I was done with God.
We had a few moments here and there but nothing serious…but He never gave up on me, and i am glad He did not because it gave me an opportunity to make one of the best decisions ever — know Him intimately and develop a personal relationship with Him.
To finally, and confidently, identify as a practising Christian (who did more than just go to church on Sunday and quote a few scriptures) has been a long time coming and to keep myself grounded, I observe some practices…these three not only keep me grounded but also keep my mental health in check too.
- Quiet Time
Everyday before i start my day, I spend some quiet time with God either through prayer or meditation or just journaling. This practice really centres me and helps set the tone for my day. I am a secret wake up on the correct side of the bed type of person. During those moments, we discuss our day’s to-do list; who to reach out to, who to avoid, where to go, how to get there….it is pretty amazing.
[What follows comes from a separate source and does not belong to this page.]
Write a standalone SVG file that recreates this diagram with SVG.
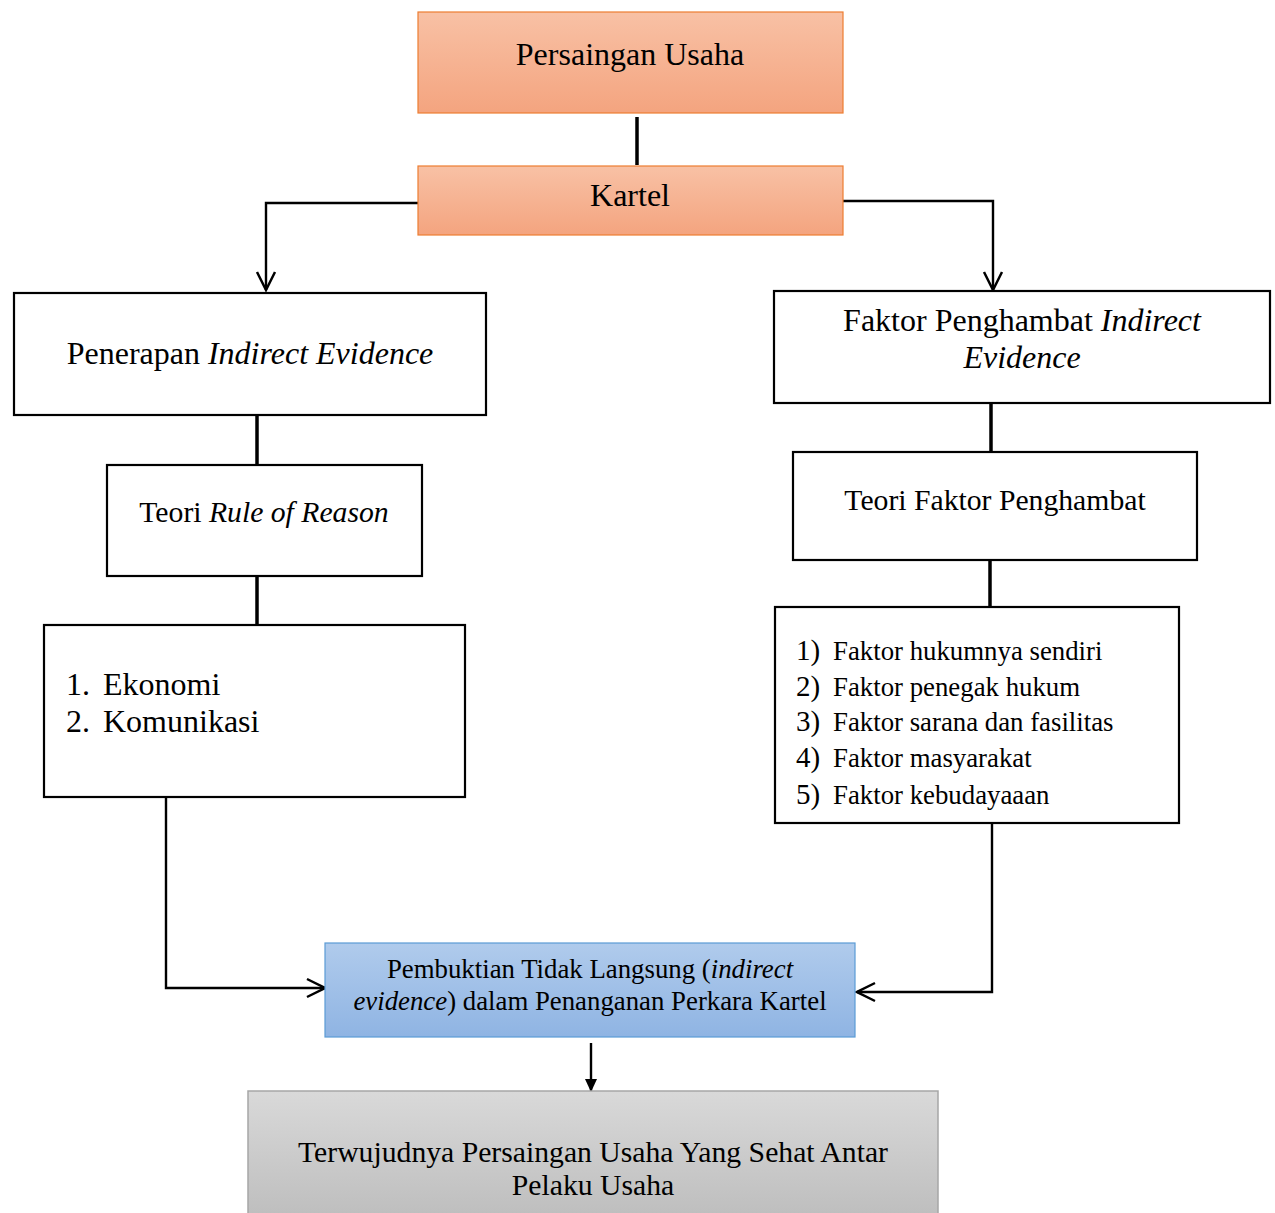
<svg xmlns="http://www.w3.org/2000/svg" width="1275" height="1213" viewBox="0 0 1275 1213">
<defs>
<linearGradient id="gOrange" x1="0" y1="0" x2="0" y2="1"><stop offset="0" stop-color="#f8c1a5"/><stop offset="1" stop-color="#f4a47f"/></linearGradient>
<linearGradient id="gBlue" x1="0" y1="0" x2="0" y2="1"><stop offset="0" stop-color="#b0cbec"/><stop offset="1" stop-color="#8fb4e3"/></linearGradient>
<linearGradient id="gGray" x1="0" y1="0" x2="0" y2="1"><stop offset="0" stop-color="#d9d9d9"/><stop offset="1" stop-color="#bdbdbd"/></linearGradient>
<marker id="open" viewBox="0 0 22 22" refX="20" refY="11" markerWidth="22" markerHeight="22" markerUnits="userSpaceOnUse" orient="auto"><path d="M2,2 L20,11 L2,20" fill="none" stroke="#000" stroke-width="2.5"/></marker>
<marker id="solid" viewBox="0 0 14 14" refX="12" refY="7" markerWidth="14" markerHeight="14" markerUnits="userSpaceOnUse" orient="auto"><path d="M0,1 L13,7 L0,13 Z" fill="#000"/></marker>
</defs>
<style>
text{font-family:"Liberation Serif","Times New Roman",serif;fill:#000}
.box{fill:#fff;stroke:#000;stroke-width:2.2}
.org{fill:url(#gOrange);stroke:#ed7d31;stroke-width:1.2}
.blu{fill:url(#gBlue);stroke:#5b9bd5;stroke-width:1.2}
.gry{fill:url(#gGray);stroke:#a6a6a6;stroke-width:1.5}
.thick{stroke:#000;stroke-width:3.5;fill:none}
.conn{stroke:#000;stroke-width:2.4;fill:none}
.c{text-anchor:middle}
.big{font-size:32px}
.mid{font-size:29.7px}
.sm{font-size:26.8px}
.num{font-size:29px}
</style>
<g id="connectors">
<line class="thick" x1="637" y1="117" x2="637" y2="165"/>
<polyline class="conn" points="418,203 266,203 266,290" marker-end="url(#open)"/>
<polyline class="conn" points="843,201 993,201 993,290" marker-end="url(#open)"/>
<line class="thick" x1="257" y1="415" x2="257" y2="465"/>
<line class="thick" x1="257" y1="576" x2="257" y2="625"/>
<line class="thick" x1="991" y1="403" x2="991" y2="452"/>
<line class="thick" x1="990" y1="560" x2="990" y2="607"/>
<polyline class="conn" points="166,797 166,988 325,988" marker-end="url(#open)"/>
<polyline class="conn" points="992,823 992,992 857,992" marker-end="url(#open)"/>
<line class="conn" x1="591" y1="1043" x2="591" y2="1091" marker-end="url(#solid)"/>
</g>
<g id="persaingan">
<rect class="org" x="418" y="12" width="425" height="101"/>
<text class="c big" x="630" y="65">Persaingan Usaha</text>
</g>
<g id="kartel">
<rect class="org" x="418" y="166" width="425" height="69"/>
<text class="c big" x="630" y="206">Kartel</text>
</g>
<g id="penerapan">
<rect class="box" x="14" y="293" width="472" height="122"/>
<text class="c big" x="250" y="364">Penerapan <tspan font-style="italic">Indirect Evidence</tspan></text>
</g>
<g id="teori-ror">
<rect class="box" x="107" y="465" width="315" height="111"/>
<text class="c mid" x="264" y="522">Teori <tspan font-style="italic">Rule of Reason</tspan></text>
</g>
<g id="ekonomi">
<rect class="box" x="44" y="625" width="421" height="172"/>
<text class="big" x="66" y="695">1.</text><text class="big" x="103" y="695">Ekonomi</text>
<text class="big" x="66" y="732">2.</text><text class="big" x="103" y="732">Komunikasi</text>
</g>
<g id="faktor-penghambat">
<rect class="box" x="774" y="291" width="496" height="112"/>
<text class="c big" x="1022" y="331">Faktor Penghambat <tspan font-style="italic">Indirect</tspan></text>
<text class="c big" x="1022" y="368" font-style="italic">Evidence</text>
</g>
<g id="teori-fp">
<rect class="box" x="793" y="452" width="404" height="108"/>
<text class="c mid" x="995" y="510">Teori Faktor Penghambat</text>
</g>
<g id="list">
<rect class="box" x="775" y="607" width="404" height="216"/>
<text class="num" x="796" y="660">1)</text><text class="sm" x="833" y="660">Faktor hukumnya sendiri</text>
<text class="num" x="796" y="696">2)</text><text class="sm" x="833" y="696">Faktor penegak hukum</text>
<text class="num" x="796" y="731">3)</text><text class="sm" x="833" y="731">Faktor sarana dan fasilitas</text>
<text class="num" x="796" y="767">4)</text><text class="sm" x="833" y="767">Faktor masyarakat</text>
<text class="num" x="796" y="804">5)</text><text class="sm" x="833" y="804">Faktor kebudayaaan</text>
</g>
<g id="pembuktian">
<rect class="blu" x="325" y="943" width="530" height="94"/>
<text class="c sm" x="590" y="978">Pembuktian Tidak Langsung (<tspan font-style="italic">indirect</tspan></text>
<text class="c sm" x="590" y="1010"><tspan font-style="italic">evidence</tspan>) dalam Penanganan Perkara Kartel</text>
</g>
<g id="terwujudnya">
<rect class="gry" x="248" y="1091" width="690" height="130"/>
<text class="c mid" x="593" y="1162">Terwujudnya Persaingan Usaha Yang Sehat Antar</text>
<text class="c mid" x="593" y="1195">Pelaku Usaha</text>
</g>
</svg>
Then at the end of the day, we do it again.
2. Bible Study
To know God more, I study Him, I study His Word(not just scroll through a phone app) serious phone on silent, pen and paper type of study. We are doing a Walk through the Bible series in church so everyday I sit down with my humongous Bible and do the sessions. Doing this everyday without fail takes loads of discipline and commitment; a practise i simulate to my mental recovery. I won’t lie, I fail at times and just reminding myself that I ain’t perfect and that I shouldn’t tap out, that i should maintain the discipline and commitment even when it is hard, especially when it is hard has helped me stay on track with my recovery plan.
My thirst to be rooted in God was greater than my discomfort of letting people in…I began hosting Bible Study at my house...It was really scary at first but I knew to make it through this, I needed a community; an intimate one. I have to admit having people around has increased my support structures and reduced my dull moments. I now have people checking in, people to share laughter and tears with…people to just be human with;a gift most take for granted but one those of us with mental health conditions literally die for.